→ **Requirement**: Drop every picture. Then return, exactly, the lines from the beginning of the listing below through the one containing "const freeEnergy = [22340, 18240, 6010];".

→ **Recorded information**:

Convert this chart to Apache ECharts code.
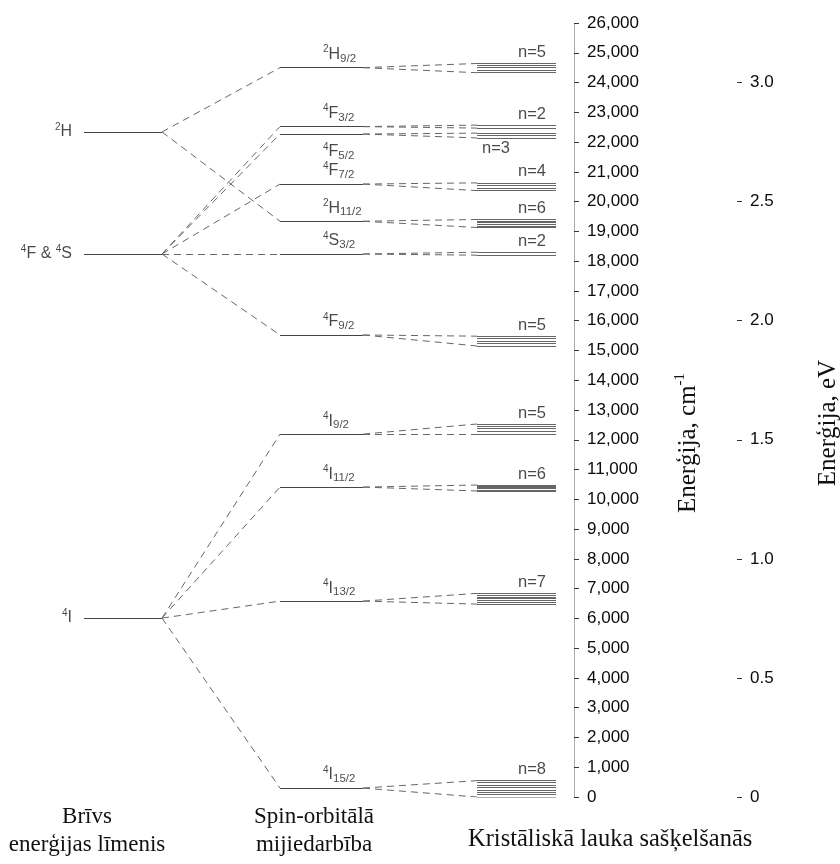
<!DOCTYPE html>
<html><head><meta charset="utf-8">
<script src="https://cdn.jsdelivr.net/npm/echarts@6/dist/echarts.min.js"></script>
<style>html,body{margin:0;padding:0;background:#fff}#c{width:840px;height:864px}</style>
</head><body><div id="c"></div>
<script>
// ---------- DATA ----------
// Free-ion terms: pairs of [superscript, letter] parts
const freeTerms = [[['2', 'H']], [['4', 'F & '], ['4', 'S']], [['4', 'I']]];
const freeEnergy = [22340, 18240, 6010];            // cm^-1

// Spin-orbit levels
const soSup = ['2', '4', '4', '4', '2', '4', '4', '4', '4', '4', '4'];
const soLetter = ['H', 'F', 'F', 'F', 'H', 'S', 'F', 'I', 'I', 'I', 'I'];
const soSub = ['9/2', '3/2', '5/2', '7/2', '11/2', '3/2', '9/2', '9/2', '11/2', '13/2', '15/2'];
const soEnergy = [24500, 22520, 22270, 20590, 19340, 18240, 15520, 12190, 10410, 6580, 300];
const soParent = [0, 1, 1, 1, 0, 1, 1, 2, 2, 2, 2];   // index into free-ion terms

// Crystal-field (Stark) sub-levels, cm^-1
const stark_2H9 = [24640, 24580, 24510, 24420, 24330];
const stark_4F3 = [22570, 22470];
const stark_4F5 = [22300, 22220, 22140];
const stark_4F7 = [20630, 20540, 20460, 20370];
const stark_2H11 = [19400, 19350, 19300, 19240, 19180, 19130];
const stark_4S3 = [18300, 18200];
const stark_4F9 = [15480, 15400, 15320, 15230, 15150];
const stark_4I9 = [12530, 12460, 12380, 12280, 12200];
const stark_4I11 = [10480, 10440, 10400, 10360, 10320, 10280];
const stark_4I13 = [6840, 6780, 6720, 6660, 6600, 6540, 6480];
const stark_4I15 = [550, 480, 400, 320, 240, 160, 80, 0];
const starkLevels = [stark_2H9, stark_4F3, stark_4F5, stark_4F7, stark_2H11, stark_4S3,
                     stark_4F9, stark_4I9, stark_4I11, stark_4I13, stark_4I15];

// Axes
const cmMin = 0, cmMax = 26000, cmStep = 1000;
const eVMin = 0, eVMax = 3.25;
const eVTicks = [0, 0.5, 1.0, 1.5, 2.0, 2.5, 3.0];
const cmName = 'Enerģija, cm';
const eVName = 'Enerģija, eV';
const colTitles = ['Brīvs\nenerģijas līmenis', 'Spin-orbitālā\nmijiedarbība', 'Kristāliskā lauka sašķelšanās'];

// ---------- LAYOUT (x in axis units) ----------
const X_MAX = 574;
const COL = { free: [84, 162], so: [280, 363], cf: [477, 556] };
const FREE_LABEL_GAP = 12;
const SO_LABEL_X = 323;
const N_LABEL_X = 546;
const LEVEL_COLOR = '#444';
const DASH_COLOR = '#666';
const BAND_COLOR = '#666';
const SANS = 'Liberation Sans, Arial, sans-serif';
const SERIF = 'Liberation Serif, Times New Roman, serif';

const rich = {
  m: { fontSize: 16, fontFamily: SANS, color: '#1a1a1a', lineHeight: 20, verticalAlign: 'middle' },
  sup: { fontSize: 10, fontFamily: SANS, color: '#1a1a1a', lineHeight: 10, verticalAlign: 'top' },
  sub: { fontSize: 11.5, fontFamily: SANS, color: '#1a1a1a', lineHeight: 12, verticalAlign: 'bottom' },
  n: { fontSize: 16.5, fontFamily: SANS, color: '#1a1a1a', lineHeight: 20 }
};

// ---------- BUILD SERIES ----------
const seg = (x0, y0, x1, y1) => ({ coords: [[x0, y0], [x1, y1]] });

const freeSolid = freeEnergy.map(e => seg(COL.free[0], e, COL.free[1], e));
const soSolid = soEnergy.map(e => seg(COL.so[0], e, COL.so[1], e));
const freeToSo = soEnergy.map((e, j) => seg(COL.free[1], freeEnergy[soParent[j]], COL.so[0], e));
const soToCf = [];
soEnergy.forEach((e, j) => {
  const b = starkLevels[j];
  soToCf.push(seg(COL.so[1], e, COL.cf[0], Math.max(...b)));
  soToCf.push(seg(COL.so[1], e, COL.cf[0], Math.min(...b)));
});
const bands = [];
starkLevels.forEach(b => b.forEach(e => bands.push(seg(COL.cf[0], e, COL.cf[1], e))));

// labels
const labelData = [];
freeEnergy.forEach((e, i) => {
  labelData.push({
    value: [COL.free[0] - FREE_LABEL_GAP, e],
    label: {
      formatter: freeTerms[i].map(p => '{sup|' + p[0] + '}{m|' + p[1] + '}').join(''),
      align: 'right', verticalAlign: 'middle'
    }
  });
});
soEnergy.forEach((e, j) => {
  const below = (soLetter[j] === 'F' && soSub[j] === '5/2');
  labelData.push({
    value: [SO_LABEL_X, e],
    label: {
      formatter: '{sup|' + soSup[j] + '}{m|' + soLetter[j] + '}{sub|' + soSub[j] + '}',
      align: 'left', verticalAlign: 'middle', offset: [0, below ? 18 : -13]
    }
  });
});
starkLevels.forEach((b, j) => {
  const below = (soLetter[j] === 'F' && soSub[j] === '5/2');
  labelData.push({
    value: below ? [COL.cf[0] + 5, Math.min(...b)] : [N_LABEL_X, Math.max(...b)],
    label: {
      formatter: '{n|n=' + b.length + '}',
      align: below ? 'left' : 'right', verticalAlign: 'middle', offset: [0, below ? 11 : -11]
    }
  });
});

const linesBase = { type: 'lines', coordinateSystem: 'cartesian2d', silent: true, animation: false, polyline: false };

const titleStyle = (t, lh, size) => ({ text: t, font: size + 'px ' + SERIF, fill: '#111', align: 'center', textAlign: 'center', verticalAlign: 'top', lineHeight: lh });

const option = {
  animation: false,
  backgroundColor: '#fff',
  grid: { left: 0, width: X_MAX, top: 23, bottom: 67, containLabel: false, outerBoundsMode: 'none' },
  xAxis: { type: 'value', min: 0, max: X_MAX, show: false },
  yAxis: [
    {
      type: 'value', min: cmMin, max: cmMax, interval: cmStep, position: 'right',
      axisLine: { show: true, onZero: false, lineStyle: { color: '#9a9a9a', type: 'dotted', width: 1 } },
      axisTick: { show: true, length: 5, lineStyle: { color: '#333' } },
      splitLine: { show: false },
      axisLabel: { margin: 13, fontSize: 17, fontFamily: SANS, color: '#0a0a0a',
        formatter: v => String(v).replace(/\B(?=(\d{3})+(?!\d))/g, ',') },
      name: '{a|' + cmName + '}{s|-1}', nameLocation: 'middle', nameRotate: 90, nameGap: 99,
      nameTextStyle: { padding: [0, 66, 0, 0], rich: {
        a: { fontSize: 25, fontFamily: SERIF, color: '#111', lineHeight: 28, verticalAlign: 'bottom' },
        s: { fontSize: 15, fontFamily: SERIF, color: '#111', lineHeight: 28, verticalAlign: 'top' } } }
    },
    {
      type: 'value', min: eVMin, max: eVMax, position: 'right', offset: 163,
      axisLine: { show: false, onZero: false },
      axisTick: { show: true, length: 5, lineStyle: { color: '#333' }, customValues: eVTicks },
      splitLine: { show: false },
      axisLabel: { margin: 13, fontSize: 17, fontFamily: SANS, color: '#0a0a0a', customValues: eVTicks,
        formatter: v => (v === 0 ? '0' : v.toFixed(1)) },
      name: eVName, nameLocation: 'middle', nameRotate: 90, nameGap: 79,
      nameTextStyle: { fontSize: 25, fontFamily: SERIF, color: '#111', padding: [0, 26, 0, 0] }
    }
  ],
  graphic: [
    { type: 'text', x: 87, y: 803, style: titleStyle(colTitles[0], 28, 23) },
    { type: 'text', x: 314, y: 803, style: titleStyle(colTitles[1], 28, 23) },
    { type: 'text', x: 468, y: 826, style: Object.assign(titleStyle(colTitles[2], 28, 24.5), { align: 'left', textAlign: 'left' }) }
  ],
  series: [
    Object.assign({}, linesBase, { name: 'free', data: freeSolid, lineStyle: { color: LEVEL_COLOR, width: 1.2, opacity: 1 } }),
    Object.assign({}, linesBase, { name: 'so', data: soSolid, lineStyle: { color: LEVEL_COLOR, width: 1.2, opacity: 1 } }),
    Object.assign({}, linesBase, { name: 'freeToSo', data: freeToSo, lineStyle: { color: DASH_COLOR, width: 1, type: [7, 5], opacity: 1 } }),
    Object.assign({}, linesBase, { name: 'soToCf', data: soToCf, lineStyle: { color: DASH_COLOR, width: 1, type: [7, 5], opacity: 1 } }),
    Object.assign({}, linesBase, { name: 'bands', data: bands, lineStyle: { color: BAND_COLOR, width: 1, opacity: 1 } }),
    {
      type: 'scatter', name: 'labels', symbolSize: 0, silent: true, animation: false, data: labelData,
      label: { show: true, position: 'inside', rich: rich }
    }
  ]
};

echarts.init(document.getElementById('c'), null, { renderer: 'canvas' }).setOption(option);
</script>
</body></html>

→ **Result of the task**:
Convert this chart to Apache ECharts code.
<!DOCTYPE html>
<html><head><meta charset="utf-8">
<script src="https://cdn.jsdelivr.net/npm/echarts@6/dist/echarts.min.js"></script>
<style>html,body{margin:0;padding:0;background:#fff}#c{width:840px;height:864px}</style>
</head><body><div id="c"></div>
<script>
// ---------- DATA ----------
// Free-ion terms: pairs of [superscript, letter] parts
const freeTerms = [[['2', 'H']], [['4', 'F & '], ['4', 'S']], [['4', 'I']]];
const freeEnergy = [22340, 18240, 6010];            // cm^-1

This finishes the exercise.